Israel cut its economic growth rate in the second quarter from previously reported preliminary figures as the fallout from the war on Gaza continued, data showed Monday.
Israel’s Central Bureau of Statistics said in its second estimate that gross domestic product grew by 0.7% year-on-year in the second quarter (from April to June).
A preliminary estimate last month showed the economy grew 1.2% year-on-year in the second quarter.
First-quarter GDP growth was revised slightly to 17.2% from 17.3% quarter-on-quarter, as the economy recovered from a sharp contraction in the fourth quarter of 2023 when the war began.
Growth forecast
The Israeli Ministry of Finance has lowered its growth forecast for the current year, confirming the pressures imposed by the war that has been ongoing for nearly a year.

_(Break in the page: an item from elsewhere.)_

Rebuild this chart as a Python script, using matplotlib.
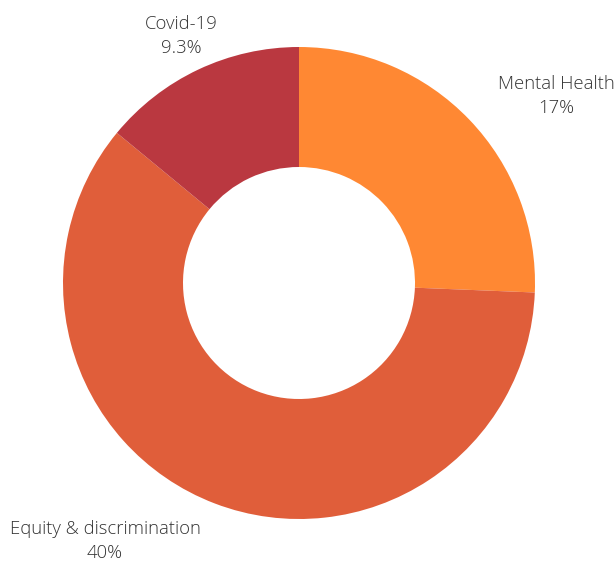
import matplotlib.pyplot as plt

# Dados
categorias = ['Mental Health', 'Equity & discrimination', 'Covid-19']
valores = [17, 40, 9.3]
rotulos_pct = ['17%', '40%', '9.3%']
cores = ['#FF8833', '#E05E3A', '#BA3840']

plt.rcParams['font.family'] = ['Open Sans', 'DejaVu Sans']

fig = plt.figure(figsize=(6.16, 5.63), dpi=100)
ax = fig.add_axes([0, 0, 1, 1])

# Rosca
ax.pie(valores, colors=cores, startangle=90, counterclock=False,
       center=(299, 280), radius=236, frame=True,
       wedgeprops=dict(width=120, linewidth=0))
ax.set_xlim(0, 616)
ax.set_ylim(0, 563)
ax.set_aspect('equal')
ax.axis('off')

# Rótulos
posicoes = [(556, 467), (105, 22), (181, 527)]
for nome, pct, (x, y) in zip(categorias, rotulos_pct, posicoes):
    ax.text(x, y, f'{nome}\n{pct}', ha='center', va='center', fontsize=13.3,
            color='#333333', fontweight='light', linespacing=1.42)

plt.savefig('out.png', dpi=100)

Gross domestic product is expected to rise by 1.1%, according to figures updated on the ministry’s official website this month, down from the previous figure of 1.9%. The forecast for 2025 has been cut to 4.4% from 4.6%.
The Israeli economy is expected to grow at its slowest pace this year since 2009, except for the peak of the coronavirus pandemic in 2020.

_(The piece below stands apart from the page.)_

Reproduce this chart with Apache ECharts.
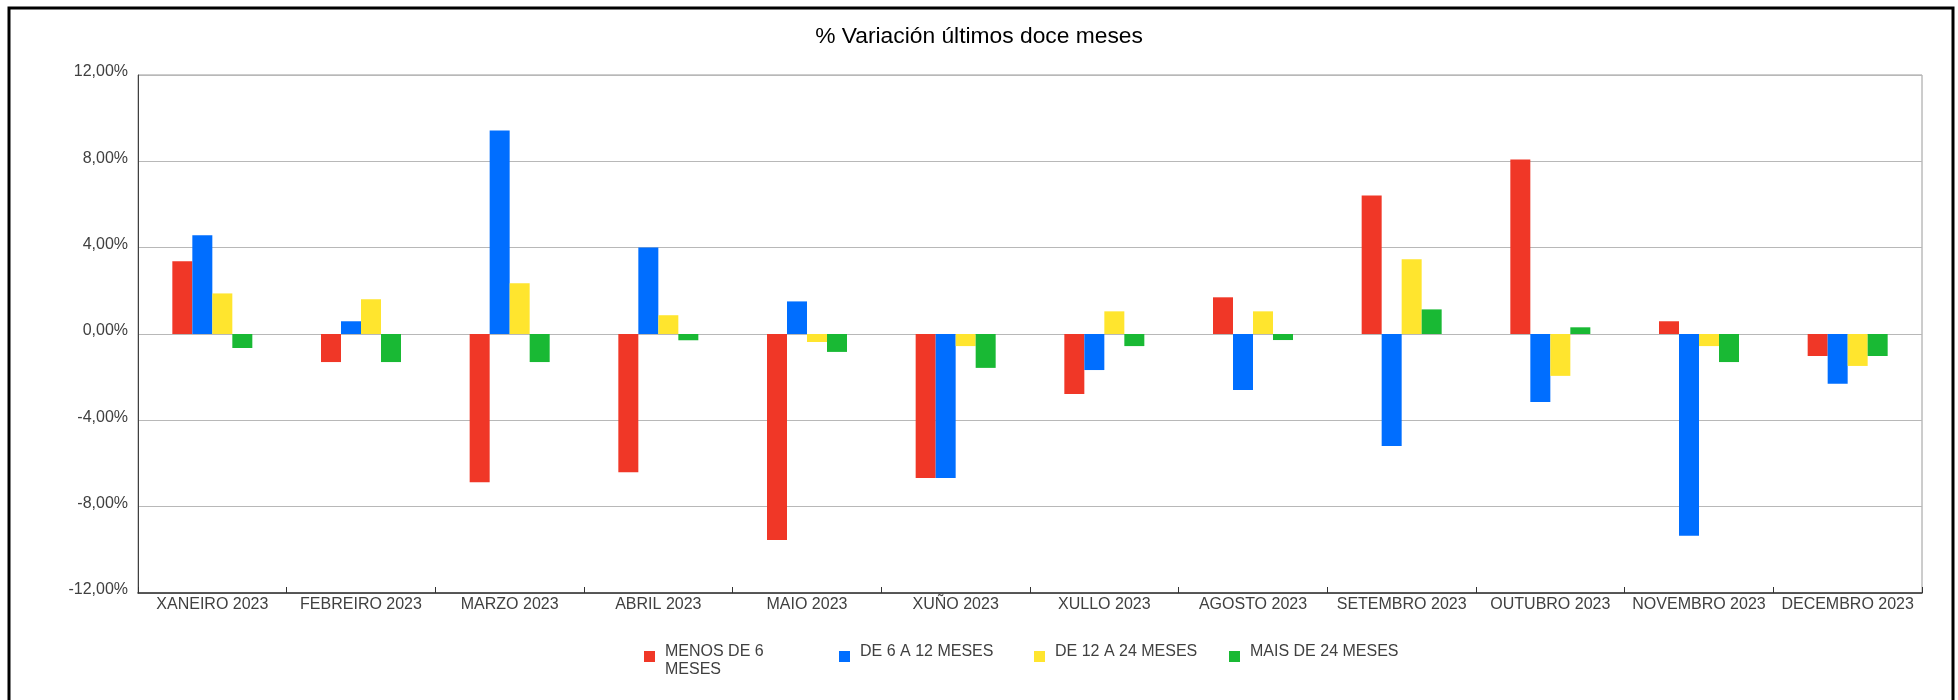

Israel’s economy is expected to grow at its slowest pace this year since 2009, excluding the peak of the coronavirus pandemic in 2020.
Israel’s credit rating was downgraded for the first time in its history. Yields on local currency government bonds rose sharply compared to US Treasuries, indicating nervousness among investors.
Israeli officials have estimated the cost of the war until the end of next year at about $66 billion, an amount equivalent to more than 12% of the gross domestic product.
Government borrowing has exceeded NIS 200 billion ($53.5 billion) since the beginning of the year, one of the largest borrowing operations ever in the country.